Bernard and Frankie split off with other rebels to take care of Maeve while Stubbs, Odina (Frankie’s girlfriend), and the group leader Jay head off to the Halores’ city to save an outlier – the same one tasked to Host-William to dispatch. The group encounters him, other activated humans and hosts, eventually getting split up. Here, Host-William encounters the outlier first and doesn’t do what Halores told him to do and allows her to speak, which starts to cast doubt in his mind about what he’s doing, causing him to hesitate and allow the outlier to escape with Jay and Stubbs.

While this goes well for the rebels, what was that weird moment where Jay is looking up the staircase? Did he see the Man in Black and he didn’t shoot him? That doesn’t jive with how the rest of the episode played out even if he was tripping over his experiences.

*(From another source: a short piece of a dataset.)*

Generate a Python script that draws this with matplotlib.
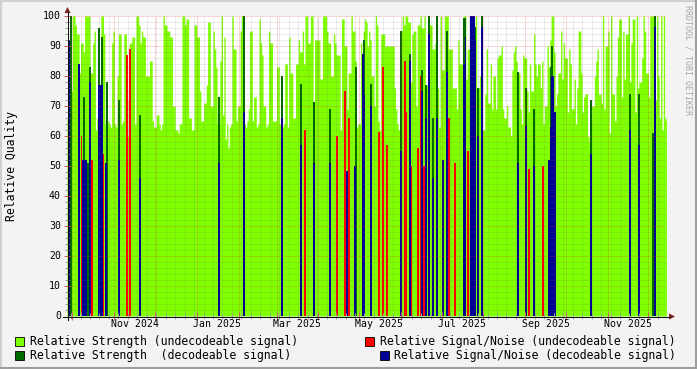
import numpy as np
import pandas as pd
import matplotlib
matplotlib.use("Agg")
import matplotlib.pyplot as plt
import matplotlib.dates as mdates
from matplotlib.patches import Rectangle, Polygon
from matplotlib.lines import Line2D

# ---------------- data ----------------
start_date = "2024-09-27"
end_date = "2025-12-14"

# Relative Strength (undecodeable signal), one value per day from start_date
strength_undec = [
    66, 75, 75, 75, 100, 100, 97, 94, 94, 81,
    91, 91, 88, 100, 100, 100, 100, 81, 81, 91,
    95, 62, 66, 72, 72, 100, 100, 94, 64, 63,
    65, 64, 63, 91, 95, 64, 63, 80, 94, 94,
    64, 65, 94, 94, 72, 60, 91, 91, 93, 93,
    64, 100, 100, 97, 91, 95, 93, 93, 80, 80,
    80, 85, 85, 65, 63, 63, 67, 67, 64, 62,
    64, 100, 97, 97, 95, 95, 93, 93, 70, 70,
    62, 62, 61, 64, 64, 100, 100, 97, 99, 99,
    66, 66, 62, 62, 97, 97, 93, 93, 75, 65,
    65, 71, 71, 77, 98, 98, 70, 70,
    95, 89, 83, 64, 64, 85, 100, 67, 93, 59,
    64, 56, 63, 64, 100, 89, 89, 65, 70, 70,
    95, 100, 64, 64, 63, 65, 69, 95, 95, 65,
    73, 73, 63, 64, 99, 91, 87, 70, 70, 63,
    64, 95, 91, 91, 65, 65, 65, 83, 83, 64,
    64, 63, 64, 84, 84, 63, 93, 81, 81, 66,
    66, 84, 84, 92, 88, 88, 95, 84, 100, 100,
    91, 91, 100, 100, 64, 92, 92, 92, 92, 79,
    79, 100, 100, 100, 95, 91, 91, 80, 80, 94,
    91, 87, 87, 87, 62, 99, 99, 90, 90, 69,
    81, 81, 100, 95, 95, 85, 63, 64, 64, 91,
    85, 95, 99,
    98, 90, 95, 92, 80, 80, 70, 100, 97, 65,
    62, 94, 94, 94, 90, 90, 90, 90, 90, 90,
    90, 76, 69, 64, 62, 95, 95, 100, 97, 100,
    100, 98, 98, 78, 94, 95, 95, 70, 97, 97,
    100, 96, 96, 100, 77, 77, 100, 97, 97, 89,
    89, 91, 75, 76, 63, 100, 82, 82, 100, 100,
    100, 89, 89, 89, 76, 76, 76, 69, 92, 84,
    84, 84, 100, 100, 79, 89, 89, 100, 100, 100,
    81, 100, 76, 76, 80, 80, 62, 62, 74, 89,
    71, 71, 84, 69, 80, 80, 69, 86, 87, 87,
    90, 69, 66, 66, 70, 63, 63, 60, 82,
    88, 90, 85, 81, 81,
    69, 64, 87, 86, 86,
    75, 68, 84, 75, 75,
    94, 84, 80, 84, 84,
    76, 85, 64, 70, 70,
    90, 83, 92, 100, 100,
    88, 70, 74, 81, 81,
    95, 79, 91, 86, 86,
    68, 89, 84, 69, 69,
    79, 64, 76, 95, 95,
    81, 68, 73, 74, 74,
    60, 58, 64, 70, 70,
    80, 85, 89, 74, 74,
    71, 100, 69, 90, 90,
    95, 61, 100, 74, 74,
    65, 80, 93, 99, 99,
    73, 95, 79, 94, 94,
    100, 78, 91, 99, 99,
    68, 100, 76, 78, 78,
    86, 100, 95, 81, 81,
    73, 100, 100, 100, 100,
    72, 100, 80, 66, 100,
    62, 100, 66, 65,
]

# Relative Signal/Noise (undecodeable signal) - sparse days
snr_undec_dates = [
    "2024-10-07", "2024-10-15", "2024-10-23", "2024-11-10", "2024-11-12",
    "2025-03-21", "2025-04-14", "2025-04-20", "2025-04-23", "2025-05-15",
    "2025-05-18", "2025-05-21", "2025-06-03", "2025-06-04", "2025-06-08",
    "2025-06-13", "2025-06-15", "2025-06-17", "2025-07-06", "2025-07-10",
    "2025-07-20", "2025-09-03", "2025-09-13",
]
snr_undec_values = [
    60, 52, 54, 87, 89,
    62, 60, 75, 66, 61.5,
    83, 57, 85, 68, 50,
    56, 80, 50, 66, 51,
    55, 49, 50,
]

# Relative Strength (decodeable signal) - sparse days
strength_dec_dates = [
    "2024-09-29", "2024-10-09", "2024-10-12", "2024-10-13", "2024-10-20",
    "2024-10-22", "2024-10-26", "2024-11-04", "2024-11-19", "2025-01-17",
    "2025-02-04", "2025-03-04", "2025-03-18", "2025-03-28", "2025-04-09",
    "2025-04-28", "2025-05-04", "2025-05-09", "2025-05-31", "2025-06-07",
    "2025-06-16", "2025-06-19", "2025-06-21", "2025-06-24", "2025-06-27",
    "2025-07-04", "2025-07-17", "2025-07-18", "2025-07-25", "2025-07-27",
    "2025-07-30", "2025-08-26", "2025-09-01", "2025-09-07", "2025-09-19",
    "2025-09-20", "2025-10-19", "2025-11-17", "2025-11-23", "2025-12-04",
    "2025-12-05",
]
strength_dec_values = [
    100, 73, 51, 83, 96,
    93, 78, 72, 67, 73,
    100, 80, 77.5, 71.5, 69,
    83, 92, 77.5, 95, 87.5,
    82, 77, 100, 66, 100,
    95, 99.5, 99.5, 96.5, 76,
    100, 81.5, 76, 69, 83,
    90, 72, 74, 74, 61,
    100,
]

# Relative Signal/Noise (decodeable signal) - sparse days
snr_dec_dates = [
    "2024-09-28", "2024-10-05", "2024-10-08", "2024-10-09", "2024-10-10",
    "2024-10-13", "2024-10-20", "2024-10-21", "2024-10-22", "2024-10-25",
    "2024-11-04", "2024-11-19", "2025-01-17", "2025-02-04", "2025-03-04",
    "2025-03-18", "2025-03-28", "2025-04-09", "2025-04-21", "2025-04-27",
    "2025-05-03", "2025-05-04", "2025-05-09", "2025-05-31", "2025-06-07",
    "2025-06-16", "2025-06-19", "2025-06-21", "2025-06-24", "2025-06-27",
    "2025-07-01", "2025-07-04", "2025-07-17", "2025-07-18", "2025-07-22",
    "2025-07-23", "2025-07-24", "2025-07-25", "2025-07-27", "2025-07-30",
    "2025-08-26", "2025-09-01", "2025-09-07", "2025-09-18", "2025-09-19",
    "2025-09-20", "2025-09-21", "2025-09-22", "2025-10-19", "2025-11-17",
    "2025-11-23", "2025-12-05",
]
snr_dec_values = [
    92, 84, 52, 52, 52,
    78, 77, 77, 77, 51,
    52, 46, 51, 68, 66,
    57, 51, 51, 48.5, 50,
    87.5, 74, 70, 55, 85,
    75, 66, 94, 46, 66,
    52, 81.5, 84, 93, 100,
    100, 100, 92, 60, 96.5,
    51, 63.5, 50, 52, 63,
    80, 80, 68, 54, 62,
    57, 96.5,
]

y_ticks = [0, 10, 20, 30, 40, 50, 60, 70, 80, 90, 100]
x_label_months = ["2024-11", "2025-01", "2025-03", "2025-05", "2025-07", "2025-09", "2025-11"]

legend_labels = [
    "Relative Strength (undecodeable signal)",
    "Relative Signal/Noise (undecodeable signal)",
    "Relative Strength  (decodeable signal)",
    "Relative Signal/Noise (decodeable signal)",
]

# ---------------- style ----------------
W, H = 697, 369
C_LGREEN = "#7FFF00"
C_DGREEN = "#006A00"
C_RED = "#FF0000"
C_BLUE = "#000094"
C_BACK = "#F3F3F3"
C_ARROW = "#7F1F1F"
MONO = "DejaVu Sans Mono"

fig = plt.figure(figsize=(W / 100, H / 100), dpi=100, facecolor=C_BACK)
L, R, T, B = 67, 666, 16, 316
ax = fig.add_axes([L / W, 1 - B / H, (R - L) / W, (B - T) / H])
ax.set_facecolor("white")

t0 = pd.Timestamp(start_date)
t1 = pd.Timestamp(end_date)
days = pd.date_range(t0, periods=len(strength_undec), freq="D")
xs = mdates.date2num(np.append(days.values, (days[-1] + pd.Timedelta(days=1)).to_datetime64()))
ys = np.append(np.array(strength_undec, float), strength_undec[-1])
ax.fill_between(xs, 0, ys, step="post", color=C_LGREEN, lw=0, antialiased=False, zorder=1)

def sparse(dates, vals, color, z):
    d = mdates.date2num(pd.to_datetime(dates))
    ax.bar(d, vals, width=1.45, align="edge", color=color, lw=0, antialiased=False, zorder=z)

sparse(snr_undec_dates, snr_undec_values, C_RED, 2)
sparse(strength_dec_dates, strength_dec_values, C_DGREEN, 3)
sparse(snr_dec_dates, snr_dec_values, C_BLUE, 4)

xmin = mdates.date2num(t0)
xmax = mdates.date2num(t1)
ax.set_xlim(xmin, xmax)
ax.set_ylim(0, 100)

# grid (drawn on top, rrdtool style)
dot = (0, (1.0, 1.0))
minor_y = [v for v in np.arange(2, 101, 2) if v % 10 != 0]
major_y = [v for v in y_ticks if v > 0]
ax.hlines(minor_y, xmin, xmax, colors=(0.4, 0.4, 0.4, 0.25), linestyles=dot, lw=0.72, zorder=10)
ax.hlines(major_y, xmin, xmax, colors=(0.87, 0.2, 0.2, 0.4), linestyles=dot, lw=0.72, zorder=11)
weeks = pd.date_range(t0, t1, freq="W-MON")
months = pd.date_range(t0, t1, freq="MS")
week_x = [mdates.date2num(w) for w in weeks if w.day != 1]
month_x = [mdates.date2num(m) for m in months]
ax.vlines(week_x, 0, 100, colors=(0.4, 0.4, 0.4, 0.25), linestyles=dot, lw=0.72, zorder=10)
ax.vlines(month_x, 0, 100, colors=(0.87, 0.2, 0.2, 0.4), linestyles=dot, lw=0.72, zorder=11)

for s in ax.spines.values():
    s.set_visible(False)
ax.set_xticks([])
ax.set_yticks([])

# tick marks
ax.vlines(week_x, -1.0, 1.0, colors="#A0A0A0", lw=0.72, zorder=12, clip_on=False)
ax.vlines(month_x, -1.3, 1.3, colors="#D06060", lw=0.72, zorder=12, clip_on=False)
ax.hlines(minor_y, xmin - 1.5, xmin + 1.5, colors="#A0A0A0", lw=0.72, zorder=12, clip_on=False)
ax.hlines(major_y, xmin - 2.0, xmin + 2.0, colors="#D06060", lw=0.72, zorder=12, clip_on=False)

def fx(px):
    return px / W

def fy(py):
    return 1 - py / H

# axes lines and arrows
fig.add_artist(Line2D([fx(67.5), fx(67.5)], [fy(320), fy(12)], color="#101010", lw=0.75))
fig.add_artist(Line2D([fx(63), fx(670)], [fy(316.5), fy(316.5)], color="#101010", lw=0.75))
fig.add_artist(Polygon([(fx(64.5), fy(13)), (fx(70.5), fy(13)), (fx(67.5), fy(7))],
                       closed=True, transform=fig.transFigure, color=C_ARROW, lw=0))
fig.add_artist(Polygon([(fx(669), fy(313.5)), (fx(669), fy(319.5)), (fx(675), fy(316.5))],
                       closed=True, transform=fig.transFigure, color=C_ARROW, lw=0))

# tick labels
for v in y_ticks:
    fig.text(fx(61), fy(B - v * (B - T) / 100.0), str(v), ha="right", va="center",
             family=MONO, fontsize=7.1, color="black")
for m in x_label_months:
    ts = pd.Timestamp(m + "-01") + pd.Timedelta(days=15)
    xpx = L + (mdates.date2num(ts) - xmin) / (xmax - xmin) * (R - L)
    fig.text(fx(xpx), fy(324), ts.strftime("%b %Y"), ha="center", va="center",
             family=MONO, fontsize=7.1, color="black")

fig.text(fx(12), fy(166), "Relative Quality", rotation=90, ha="center", va="center",
         family=MONO, fontsize=8.3, color="black")
fig.text(fx(688), fy(5), "RRDTOOL / TOBI OETIKER", rotation=-90, ha="center", va="top",
         family=MONO, fontsize=6.0, color="#A8A8A8")

# legend
legend_items = [
    (15, 341, C_LGREEN, legend_labels[0], 30),
    (365, 341, C_RED, legend_labels[1], 380),
    (15, 355, C_DGREEN, legend_labels[2], 30),
    (380, 355, C_BLUE, legend_labels[3], 394),
]
for bx, cy, col, lab, tx in legend_items:
    fig.add_artist(Rectangle((fx(bx), fy(cy + 4.5)), 9 / W, 9 / H, transform=fig.transFigure,
                             facecolor=col, edgecolor="black", lw=0.6))
    fig.text(fx(tx), fy(cy), lab, ha="left", va="center", family=MONO, fontsize=8.3, color="black")

# rrdtool style 3d border
fig.add_artist(Line2D([0, 1], [fy(1), fy(1)], color="#CFCFCF", lw=1.5))
fig.add_artist(Line2D([fx(1), fx(1)], [0, 1], color="#CFCFCF", lw=1.5))
fig.add_artist(Line2D([0, 1], [fy(368), fy(368)], color="#9E9E9E", lw=1.5))
fig.add_artist(Line2D([fx(696), fx(696)], [0, 1], color="#9E9E9E", lw=1.5))

fig.savefig("out.png", dpi=100, facecolor=C_BACK)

I’m sure this will play out some way in the next episode, but this is framed as an obvious setup, either of Host-William’s eventually betrayal and/or Jay being compromised

Man in Black is Gonna Man in Black

With that in mind, the conversation with Host-William and original William shows us that the host version is having doubts about who he is, and when pressed, he really doesn’t understand his purpose which prompts OG William to utter the classic Westworld phrase with a twist…

“You need to question the nature of your reality.”

Geez, we don’t need the two of them getting aligned, but I’m honestly not surprised it happened. Halores leaving him alive was always going to cause a problem, either for herself, for humanity, or some combination of the two. And now that the OG has the new Host-William’s ear, that’s not going to lead to anything positive. The interesting question in comparison to how Dolores’ consciousness was split across different hosts is how closely does this version of Host-William compare to the original. Halores even chides this one for not being as committed or decisive as the original William, which could mean that even his original nihilistic tendencies may not play out the same way. And we also saw how he reacted to the woman outlier that the rebels rescued and their moment together, he’s clearly struggling with his role but what does a new version of his role look like?

Neo = Christina

While her date went super well, Christina becomes suspicious of Teddy after figuring out that he’s the same man who saved her from a stalker. But she listens to Teddy long enough to hear him out. He implores her to try her work skills (creating stories) on people in the real-world. It takes a few moments, but eventually she gets better at using her skill, even saving herself from a tight situation with her boss, learning that she can control him too with her words. This helps her finally see what Teddy has been imploring her about, which is the control tower that Halores has been using to control the human population. Though she’s still confused, she presses Teddy for an answer about why she’s here / who put her here and he responds that “you did”, meaning that Dolores/Christina did this to herself.

More likely though, Teddy is referring to another version of Dolores, Halores. Because we get a great tense scene with the two of them this episode, as Christina is starting to put the pieces together, but she can’t give away to Halores that she knows something is wrong. Thompson and Wood play this scene really well and if you don’t pay attention, it’s easy to miss how Christina created a distraction to get herself out of that situation.

Final Thoughts

While I was rightfully concerned about the potential time jumps this season (given how damaging that was to season two’s impact), creators Lisa Joy and Jonathan Nolan have successfully navigated a strong course with this season’s storylines. And while you may not know or understand how every element is going to play out yet, there’s enough tied up here from the previous flashback timelines and the last remaining loose timeline thread, that we won’t have to worry about a crazily rushed ending. This sets a really firm stage for the final three episodes to show us whatever calamity Bernard has been warning everyone about and how to potentially avert it.